### TASK BRIEF
Copy all lines in which the word "that" can be found.

── EXERCISE INPUTS

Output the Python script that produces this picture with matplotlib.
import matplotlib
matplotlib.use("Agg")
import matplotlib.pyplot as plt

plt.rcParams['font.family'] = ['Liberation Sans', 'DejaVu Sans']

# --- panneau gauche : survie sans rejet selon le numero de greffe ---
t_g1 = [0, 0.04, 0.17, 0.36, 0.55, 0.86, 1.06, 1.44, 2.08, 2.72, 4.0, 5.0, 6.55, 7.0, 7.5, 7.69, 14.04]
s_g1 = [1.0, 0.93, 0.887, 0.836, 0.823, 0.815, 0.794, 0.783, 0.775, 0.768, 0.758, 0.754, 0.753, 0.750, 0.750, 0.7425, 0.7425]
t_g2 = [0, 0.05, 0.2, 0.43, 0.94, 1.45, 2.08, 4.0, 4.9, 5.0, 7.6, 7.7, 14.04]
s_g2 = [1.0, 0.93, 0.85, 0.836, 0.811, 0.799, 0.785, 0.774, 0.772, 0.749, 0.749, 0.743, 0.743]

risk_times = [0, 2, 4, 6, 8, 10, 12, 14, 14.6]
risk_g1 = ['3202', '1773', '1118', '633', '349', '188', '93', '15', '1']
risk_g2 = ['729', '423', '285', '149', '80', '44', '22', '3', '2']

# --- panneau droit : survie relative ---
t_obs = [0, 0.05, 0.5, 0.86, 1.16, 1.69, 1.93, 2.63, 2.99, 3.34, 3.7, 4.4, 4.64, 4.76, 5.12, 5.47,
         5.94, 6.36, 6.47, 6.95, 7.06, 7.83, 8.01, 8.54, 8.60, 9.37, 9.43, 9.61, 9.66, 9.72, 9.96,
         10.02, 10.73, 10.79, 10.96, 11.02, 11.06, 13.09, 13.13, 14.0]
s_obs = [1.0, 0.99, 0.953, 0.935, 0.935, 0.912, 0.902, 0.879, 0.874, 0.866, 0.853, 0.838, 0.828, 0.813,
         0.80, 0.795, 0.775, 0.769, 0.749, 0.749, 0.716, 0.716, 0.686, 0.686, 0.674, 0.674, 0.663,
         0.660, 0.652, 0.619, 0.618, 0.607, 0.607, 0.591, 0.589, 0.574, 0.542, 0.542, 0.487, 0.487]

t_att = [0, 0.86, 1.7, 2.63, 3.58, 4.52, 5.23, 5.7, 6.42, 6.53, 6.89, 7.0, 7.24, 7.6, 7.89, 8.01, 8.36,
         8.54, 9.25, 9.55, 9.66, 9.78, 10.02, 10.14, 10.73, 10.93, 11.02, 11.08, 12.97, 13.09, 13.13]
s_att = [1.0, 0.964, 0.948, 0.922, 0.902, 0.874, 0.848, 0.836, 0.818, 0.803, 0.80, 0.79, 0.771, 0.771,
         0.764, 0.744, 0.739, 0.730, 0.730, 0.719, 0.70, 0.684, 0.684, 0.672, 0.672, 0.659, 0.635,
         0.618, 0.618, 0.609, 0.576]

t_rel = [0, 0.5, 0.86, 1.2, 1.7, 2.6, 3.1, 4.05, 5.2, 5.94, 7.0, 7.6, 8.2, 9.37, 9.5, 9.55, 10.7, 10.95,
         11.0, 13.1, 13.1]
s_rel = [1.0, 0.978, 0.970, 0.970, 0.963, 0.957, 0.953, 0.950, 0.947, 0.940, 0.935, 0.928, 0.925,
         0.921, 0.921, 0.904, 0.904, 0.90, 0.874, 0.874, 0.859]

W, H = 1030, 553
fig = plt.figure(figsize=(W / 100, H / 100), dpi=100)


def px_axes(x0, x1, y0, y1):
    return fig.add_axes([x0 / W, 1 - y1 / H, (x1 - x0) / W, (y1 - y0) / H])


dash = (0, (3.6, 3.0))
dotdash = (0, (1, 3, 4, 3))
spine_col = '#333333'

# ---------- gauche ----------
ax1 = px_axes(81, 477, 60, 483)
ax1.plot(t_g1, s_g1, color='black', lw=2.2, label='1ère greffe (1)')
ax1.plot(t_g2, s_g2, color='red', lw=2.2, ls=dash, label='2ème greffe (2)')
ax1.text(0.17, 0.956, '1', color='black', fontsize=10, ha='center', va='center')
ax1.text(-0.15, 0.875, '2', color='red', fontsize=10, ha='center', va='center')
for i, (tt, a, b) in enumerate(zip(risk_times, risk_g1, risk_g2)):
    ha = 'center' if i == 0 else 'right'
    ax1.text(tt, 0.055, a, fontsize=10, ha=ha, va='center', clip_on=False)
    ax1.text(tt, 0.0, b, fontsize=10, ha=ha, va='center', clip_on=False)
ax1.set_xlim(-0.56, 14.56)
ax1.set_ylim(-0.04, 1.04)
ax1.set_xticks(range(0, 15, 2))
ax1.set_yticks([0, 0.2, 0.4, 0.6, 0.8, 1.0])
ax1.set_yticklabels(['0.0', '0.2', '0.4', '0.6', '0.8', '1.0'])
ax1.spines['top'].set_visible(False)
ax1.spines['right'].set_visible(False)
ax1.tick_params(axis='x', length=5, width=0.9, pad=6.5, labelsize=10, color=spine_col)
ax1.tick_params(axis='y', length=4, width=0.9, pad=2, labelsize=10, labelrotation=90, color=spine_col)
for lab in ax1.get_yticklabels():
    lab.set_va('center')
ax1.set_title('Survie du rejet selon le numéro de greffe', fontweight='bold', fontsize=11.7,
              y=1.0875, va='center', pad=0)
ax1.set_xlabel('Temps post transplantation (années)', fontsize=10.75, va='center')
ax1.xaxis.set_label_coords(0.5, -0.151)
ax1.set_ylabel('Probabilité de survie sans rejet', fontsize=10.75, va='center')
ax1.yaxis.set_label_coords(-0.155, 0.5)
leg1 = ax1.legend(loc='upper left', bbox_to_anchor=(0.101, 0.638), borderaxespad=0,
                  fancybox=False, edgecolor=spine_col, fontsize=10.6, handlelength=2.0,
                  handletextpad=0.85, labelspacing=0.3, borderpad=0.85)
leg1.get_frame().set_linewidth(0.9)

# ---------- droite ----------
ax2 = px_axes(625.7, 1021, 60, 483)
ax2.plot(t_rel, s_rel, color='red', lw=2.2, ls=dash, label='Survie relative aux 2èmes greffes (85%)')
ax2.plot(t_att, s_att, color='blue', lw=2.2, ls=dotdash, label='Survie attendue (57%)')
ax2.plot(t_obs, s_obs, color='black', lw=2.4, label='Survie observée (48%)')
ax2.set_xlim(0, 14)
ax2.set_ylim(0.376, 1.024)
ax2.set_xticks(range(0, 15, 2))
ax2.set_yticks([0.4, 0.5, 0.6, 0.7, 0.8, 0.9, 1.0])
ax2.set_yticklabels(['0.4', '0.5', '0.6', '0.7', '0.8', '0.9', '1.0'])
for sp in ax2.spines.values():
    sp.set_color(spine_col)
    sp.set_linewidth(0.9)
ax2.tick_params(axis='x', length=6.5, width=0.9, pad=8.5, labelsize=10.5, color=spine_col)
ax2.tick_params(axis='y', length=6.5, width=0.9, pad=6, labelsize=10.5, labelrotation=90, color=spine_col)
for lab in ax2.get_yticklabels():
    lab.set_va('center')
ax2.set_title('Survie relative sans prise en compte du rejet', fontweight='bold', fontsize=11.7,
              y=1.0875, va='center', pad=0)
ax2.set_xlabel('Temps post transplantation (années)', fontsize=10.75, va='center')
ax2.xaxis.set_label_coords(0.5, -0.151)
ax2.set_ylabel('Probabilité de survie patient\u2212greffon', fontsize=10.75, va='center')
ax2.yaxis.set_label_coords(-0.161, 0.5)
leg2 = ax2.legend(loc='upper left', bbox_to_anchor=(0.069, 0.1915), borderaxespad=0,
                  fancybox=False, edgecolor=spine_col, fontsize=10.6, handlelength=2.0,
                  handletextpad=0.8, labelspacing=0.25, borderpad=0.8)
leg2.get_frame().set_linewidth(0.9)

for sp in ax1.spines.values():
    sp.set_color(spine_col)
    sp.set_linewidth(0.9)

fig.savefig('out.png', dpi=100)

────
── EXERCISE INPUTS

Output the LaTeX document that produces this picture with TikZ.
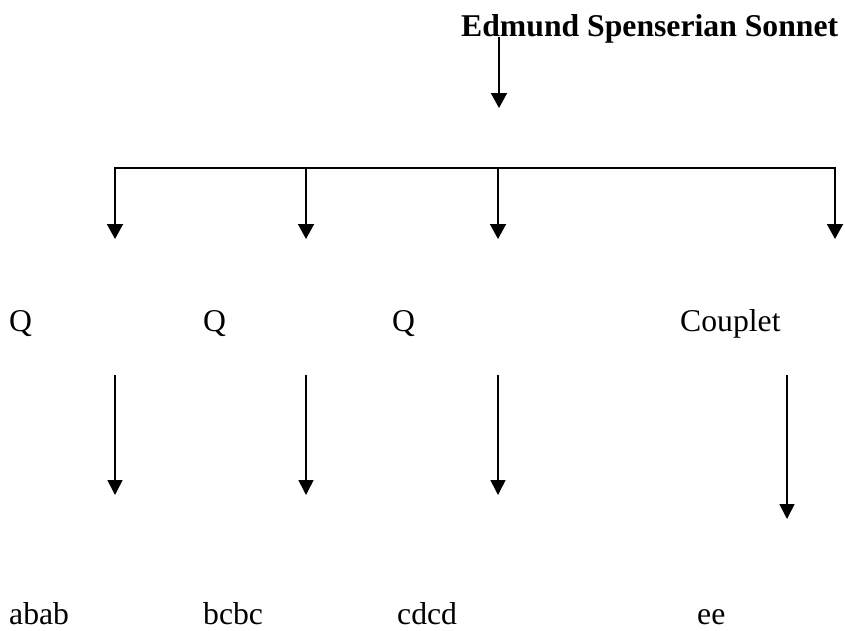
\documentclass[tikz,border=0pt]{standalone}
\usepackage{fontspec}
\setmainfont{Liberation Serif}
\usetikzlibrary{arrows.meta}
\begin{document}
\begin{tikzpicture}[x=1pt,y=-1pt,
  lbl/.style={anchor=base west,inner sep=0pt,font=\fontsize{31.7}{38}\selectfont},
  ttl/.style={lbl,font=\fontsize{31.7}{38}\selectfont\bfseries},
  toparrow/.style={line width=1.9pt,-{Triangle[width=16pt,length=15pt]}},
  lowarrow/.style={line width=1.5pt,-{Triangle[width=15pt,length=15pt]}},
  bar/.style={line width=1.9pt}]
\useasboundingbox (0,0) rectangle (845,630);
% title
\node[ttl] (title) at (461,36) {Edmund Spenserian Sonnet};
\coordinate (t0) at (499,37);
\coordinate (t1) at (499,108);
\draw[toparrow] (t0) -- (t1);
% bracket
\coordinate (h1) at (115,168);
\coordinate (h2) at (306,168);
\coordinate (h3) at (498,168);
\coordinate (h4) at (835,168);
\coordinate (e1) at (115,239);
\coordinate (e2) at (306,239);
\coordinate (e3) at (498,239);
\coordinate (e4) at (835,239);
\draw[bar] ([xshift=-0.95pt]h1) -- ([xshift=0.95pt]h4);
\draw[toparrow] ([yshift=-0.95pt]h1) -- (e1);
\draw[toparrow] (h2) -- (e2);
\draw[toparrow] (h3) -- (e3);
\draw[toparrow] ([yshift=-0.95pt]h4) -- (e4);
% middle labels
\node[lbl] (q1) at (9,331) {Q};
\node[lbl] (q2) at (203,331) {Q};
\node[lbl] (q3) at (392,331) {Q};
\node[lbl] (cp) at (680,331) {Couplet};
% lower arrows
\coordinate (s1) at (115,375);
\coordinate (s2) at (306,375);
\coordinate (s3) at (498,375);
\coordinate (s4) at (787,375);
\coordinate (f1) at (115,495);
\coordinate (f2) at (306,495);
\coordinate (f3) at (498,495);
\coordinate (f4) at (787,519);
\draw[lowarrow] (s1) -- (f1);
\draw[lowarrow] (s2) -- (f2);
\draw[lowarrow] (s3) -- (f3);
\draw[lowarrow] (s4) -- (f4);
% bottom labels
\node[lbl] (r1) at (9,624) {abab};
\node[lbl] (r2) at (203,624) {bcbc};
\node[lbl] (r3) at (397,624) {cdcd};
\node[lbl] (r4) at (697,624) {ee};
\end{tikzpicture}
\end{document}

────

### ANSWER TO THE TASK
Output the Python script that produces this picture with matplotlib.
Output the LaTeX document that produces this picture with TikZ.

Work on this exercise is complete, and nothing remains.